Space, Time and Perception: the Construction of Meaning
DOI :
https://doi.org/10.13135/2385-1945/10869Résumé
This paper will discuss some aspects of the connection between space, time, and perception. More specifically, we attempt to show that some spatial properties of the ambient space are integrated into our perceptual structures by means of which we perceive and act on the world around us. We also stress the fundamental fact that the construction of perceptual objects requires an integration of the different sensory information and therefore a binding activity within and across the senses. The discussion and analysis of the links between spatiality, temporality and perception are related to wider questions pertaining to phenomenological research developed by Husserl, the Psychology Gestalt theoreticians and Merleau-Ponty. One of the main ideas suggested in this paper is that there is not a simple and unitary space (being, subject, consciousness), a single scene, where all experience can be located, in its origin and its emergence. Experience involves multiple spaces, but also operations like transformations, projections, processes of embedding or immersion, in which a plurality of forms comes into play. The origin of our perceptual world is rather distributed and differentiated among spaces.

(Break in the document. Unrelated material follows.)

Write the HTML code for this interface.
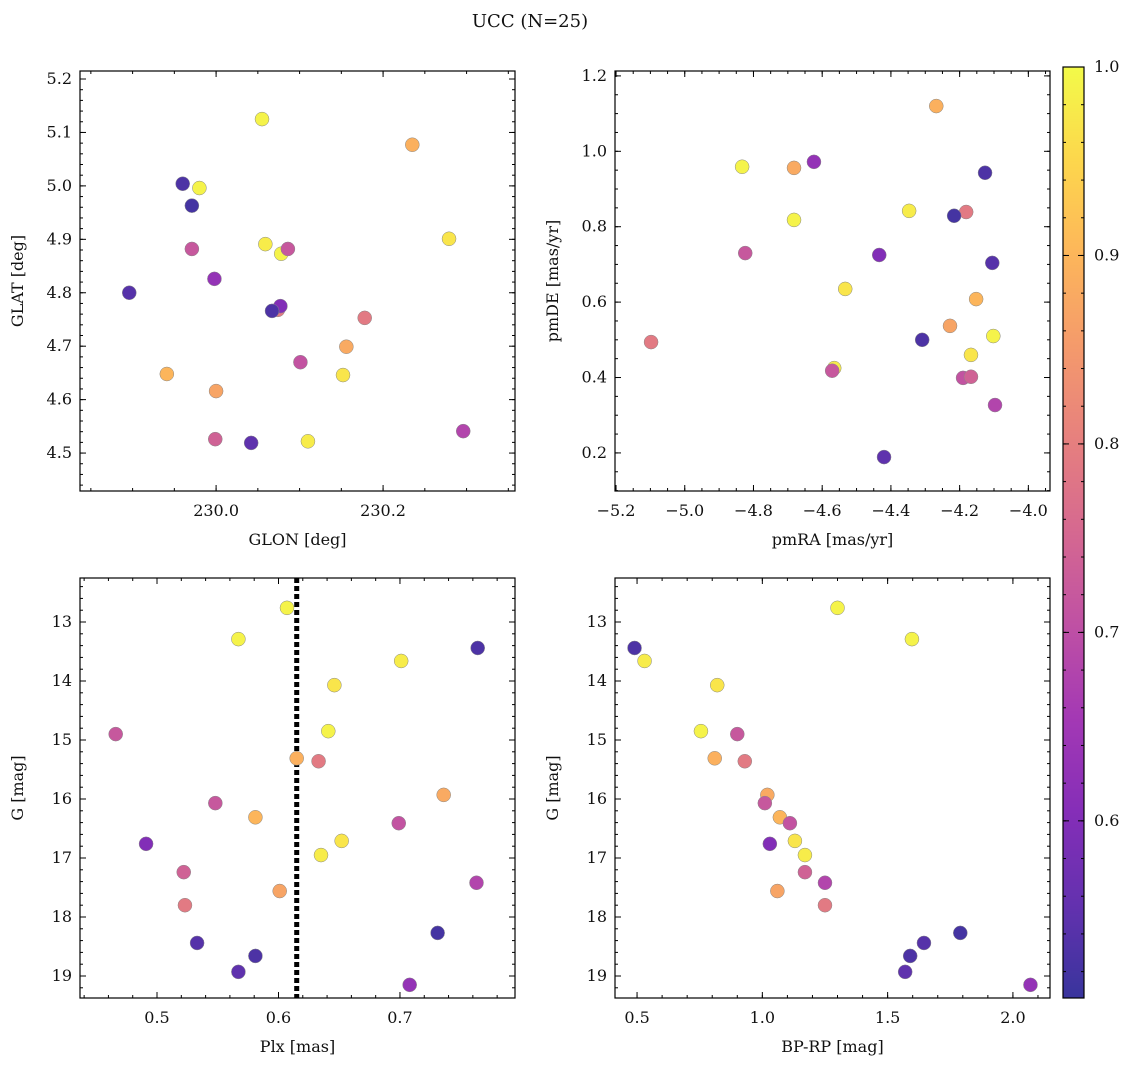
<!DOCTYPE html>
<html><head><meta charset="utf-8">
<style>
body{margin:0;background:#fff;}
svg text{font-family:"DejaVu Serif","Liberation Serif",serif;fill:#111;}
</style></head>
<body>
<svg id="fig" xmlns="http://www.w3.org/2000/svg" width="1136" height="1067" viewBox="0 0 1136 1067">
<text x="530" y="27" font-size="18" text-anchor="middle">UCC (N=25)</text>
</svg>
<script>
// star data (one entry per star)
const glon = [230.055,229.980,230.059,230.279,230.078,230.152,230.110, 230.235,230.156,229.941,230.000, 230.074,230.178, 229.971,230.086,230.101,229.999,230.296, 229.998,230.077, 229.960,229.971,229.896,230.067,230.042];
const glat = [5.125,4.996,4.891,4.901,4.873,4.646,4.522, 5.077,4.699,4.648,4.616, 4.768,4.753, 4.882,4.882,4.670,4.526,4.541, 4.826,4.775, 5.004,4.963,4.800,4.766,4.519];
const pmra = [-4.833,-4.682,-4.347,-4.533,-4.102,-4.167,-4.565, -4.268,-4.682,-4.152,-4.228, -4.181,-5.098, -4.824,-4.571,-4.190,-4.167,-4.097, -4.624,-4.434, -4.126,-4.216,-4.105,-4.309,-4.420];
const pmde = [0.959,0.818,0.842,0.635,0.510,0.460,0.425, 1.120,0.956,0.608,0.537, 0.839,0.494, 0.730,0.418,0.399,0.402,0.327, 0.972,0.725, 0.943,0.829,0.704,0.500,0.189];
const plx  = [0.607,0.567,0.701,0.646,0.641,0.652,0.635, 0.615,0.736,0.581,0.601, 0.633,0.523, 0.466,0.548,0.699,0.522,0.763, 0.708,0.491, 0.764,0.731,0.533,0.581,0.567];
const gmag = [12.76,13.29,13.66,14.07,14.85,16.71,16.95, 15.31,15.93,16.31,17.56, 15.36,17.80, 14.90,16.07,16.41,17.24,17.42, 19.15,16.76, 13.44,18.27,18.44,18.66,18.93];
const bprp = [1.30,1.597,0.53,0.82,0.755,1.13,1.17, 0.81,1.02,1.07,1.06, 0.93,1.25, 0.90,1.01,1.11,1.17,1.25, 2.07,1.03, 0.49,1.79,1.645,1.59,1.57];
const prob = [0.99,0.99,0.98,0.97,0.99,0.97,0.98, 0.89,0.88,0.90,0.87, 0.79,0.79, 0.72,0.72,0.71,0.74,0.68, 0.63,0.60, 0.53,0.52,0.54,0.53,0.55];
const plxLine = 0.615;
const cbTicks = [0.6,0.7,0.8,0.9,1.0];
const vmin = 0.506, vmax = 1.0;

const NS = "http://www.w3.org/2000/svg";
const svg = document.getElementById('fig');
function el(tag, attrs, parent){const e=document.createElementNS(NS,tag);for(const k in attrs)e.setAttribute(k,attrs[k]);(parent||svg).appendChild(e);return e;}

const stops=["#0d0887","#41049d","#6a00a8","#8f0da4","#b12a90","#cc4778","#e16462","#f2844b","#fca636","#fcce25","#f0f921"];
function hex(h){return [parseInt(h.slice(1,3),16),parseInt(h.slice(3,5),16),parseInt(h.slice(5,7),16)];}
function plasma(t){t=Math.max(0,Math.min(1,t));const p=t*10;const i=Math.min(9,Math.floor(p));const f=p-i;const a=hex(stops[i]),b=hex(stops[i+1]);
 const c=a.map((v,k)=>Math.round((v+(b[k]-v)*f)*0.82+255*0.18));return `rgb(${c[0]},${c[1]},${c[2]})`;}
function col(v){return plasma((v-vmin)/(vmax-vmin));}

function fmt(v,d){const s=v.toFixed(d);return s.replace('-','\u2212');}

function panel(o){
 const g=el('g',{});
 
 
 const sx=v=>o.x0+(v-o.xmin)/(o.xmax-o.xmin)*(o.x1-o.x0);
 const sy=v=>o.inv? o.y0+(v-o.ymin)/(o.ymax-o.ymin)*(o.y1-o.y0) : o.y1-(v-o.ymin)/(o.ymax-o.ymin)*(o.y1-o.y0);
 el('rect',{x:o.x0,y:o.y0,width:o.x1-o.x0,height:o.y1-o.y0,fill:'none',stroke:'#000','stroke-width':1.2},g);
 function ticks(step,len,isMajor,axis){
  const lo=axis==='x'?o.xmin:o.ymin, hi=axis==='x'?o.xmax:o.ymax;
  for(let k=Math.ceil(lo/step-1e-6);k*step<=hi+1e-9;k++){
   const v=k*step;
   if(axis==='x'){const x=sx(v);
    el('line',{x1:x,x2:x,y1:o.y1,y2:o.y1-len,stroke:'#000','stroke-width':1},g);
    el('line',{x1:x,x2:x,y1:o.y0,y2:o.y0+len,stroke:'#000','stroke-width':1},g);
    if(isMajor){const t=el('text',{x:x,y:o.y1+25,'font-size':16,'text-anchor':'middle'},g);t.textContent=fmt(v,o.xd);
     
     }
   } else {const y=sy(v);
    el('line',{x1:o.x0,x2:o.x0+len,y1:y,y2:y,stroke:'#000','stroke-width':1},g);
    el('line',{x1:o.x1,x2:o.x1-len,y1:y,y2:y,stroke:'#000','stroke-width':1},g);
    if(isMajor){const t=el('text',{x:o.x0-8,y:y+5,'font-size':16,'text-anchor':'end'},g);t.textContent=fmt(v,o.yd);
     
     }
   }
  }
 }
 ticks(o.xmaj,6,true,'x');ticks(o.xmin_,3,false,'x');
 ticks(o.ymaj,6,true,'y');ticks(o.ymin_,3,false,'y');
 const xl=el('text',{x:(o.x0+o.x1)/2,y:o.y1+54,'font-size':16,'text-anchor':'middle'},g);xl.textContent=o.xl;
 
 
 const yx=o.x0-57, yy=(o.y0+o.y1)/2;
 const yl=el('text',{x:yx,y:yy,'font-size':16,'text-anchor':'middle',transform:`rotate(-90 ${yx} ${yy})`},g);yl.textContent=o.yl;
 
 
 if(o.vline!==undefined){const l=el('line',{x1:sx(o.vline),x2:sx(o.vline),y1:o.y0,y2:o.y1,stroke:'#000','stroke-width':5,'stroke-dasharray':'5 3'},g);
  
  }
 for(let i=0;i<o.xs.length;i++){
  const c=el('circle',{cx:sx(o.xs[i]),cy:sy(o.ys[i]),r:7,fill:col(prob[i]),stroke:'#888','stroke-width':0.5},g);
  
  
 }
}
panel({name:'glon-glat-panel',x0:80,x1:515,y0:71,y1:491,xmin:229.837,xmax:230.358,ymin:4.429,ymax:5.215,xmaj:0.2,xmin_:0.05,ymaj:0.1,ymin_:0.02,xd:1,yd:1,xl:'GLON [deg]',yl:'GLAT [deg]',xs:glon,ys:glat});
panel({name:'pm-panel',x0:615,x1:1050,y0:71,y1:491,xmin:-5.203,xmax:-3.937,ymin:0.099,ymax:1.213,xmaj:0.2,xmin_:0.05,ymaj:0.2,ymin_:0.05,xd:1,yd:1,xl:'pmRA [mas/yr]',yl:'pmDE [mas/yr]',xs:pmra,ys:pmde});
panel({name:'plx-g-panel',x0:80,x1:515,y0:578,y1:998,xmin:0.4366,xmax:0.7947,ymin:12.254,ymax:19.373,inv:true,xmaj:0.1,xmin_:0.02,ymaj:1,ymin_:0.2,xd:1,yd:0,xl:'Plx [mas]',yl:'G [mag]',xs:plx,ys:gmag,vline:plxLine});
panel({name:'cmd-panel',x0:615,x1:1050,y0:578,y1:998,xmin:0.412,xmax:2.148,ymin:12.254,ymax:19.373,inv:true,xmaj:0.5,xmin_:0.1,ymaj:1,ymin_:0.2,xd:1,yd:0,xl:'BP-RP [mag]',yl:'G [mag]',xs:bprp,ys:gmag});

// colorbar
const cb=el('g',{});


const cx0=1063,cx1=1084,cy0=67,cy1=998;
const cby=v=>cy1-(v-vmin)/(vmax-vmin)*(cy1-cy0);
for(let y=cy0;y<cy1;y++){const v=vmin+(cy1-y-0.5)/(cy1-cy0)*(vmax-vmin);el('rect',{x:cx0,y:y,width:cx1-cx0,height:1.2,fill:col(v)},cb);}
el('rect',{x:cx0,y:cy0,width:cx1-cx0,height:cy1-cy0,fill:'none',stroke:'#000','stroke-width':1.2},cb);
for(let k=26;k<=50;k++){const v=k*0.02;if(v<vmin)continue;const y=cby(v);el('line',{x1:cx1,x2:cx1-3,y1:y,y2:y,stroke:'#000'},cb);el('line',{x1:cx0,x2:cx0+3,y1:y,y2:y,stroke:'#000'},cb);}
cbTicks.forEach(v=>{const y=cby(v);el('line',{x1:cx1,x2:cx1-6,y1:y,y2:y,stroke:'#000'},cb);el('line',{x1:cx0,x2:cx0+6,y1:y,y2:y,stroke:'#000'},cb);
 const t=el('text',{x:cx1+10,y:y+5,'font-size':16},cb);t.textContent=v.toFixed(1);
 
 });
</script>
</body></html>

The most profound philosophical question might be now to think how those spaces are related, how they are intertwined, where and why they intersect each other, which involves a philosophical recognition of the phenomenological and geometrical organization of perception. To summarize, the goal of this article is twofold: first, it tries to show how different spatial structures are actively involved in the perception; and second, it stresses the multifaceted and polysemic nature and action of time.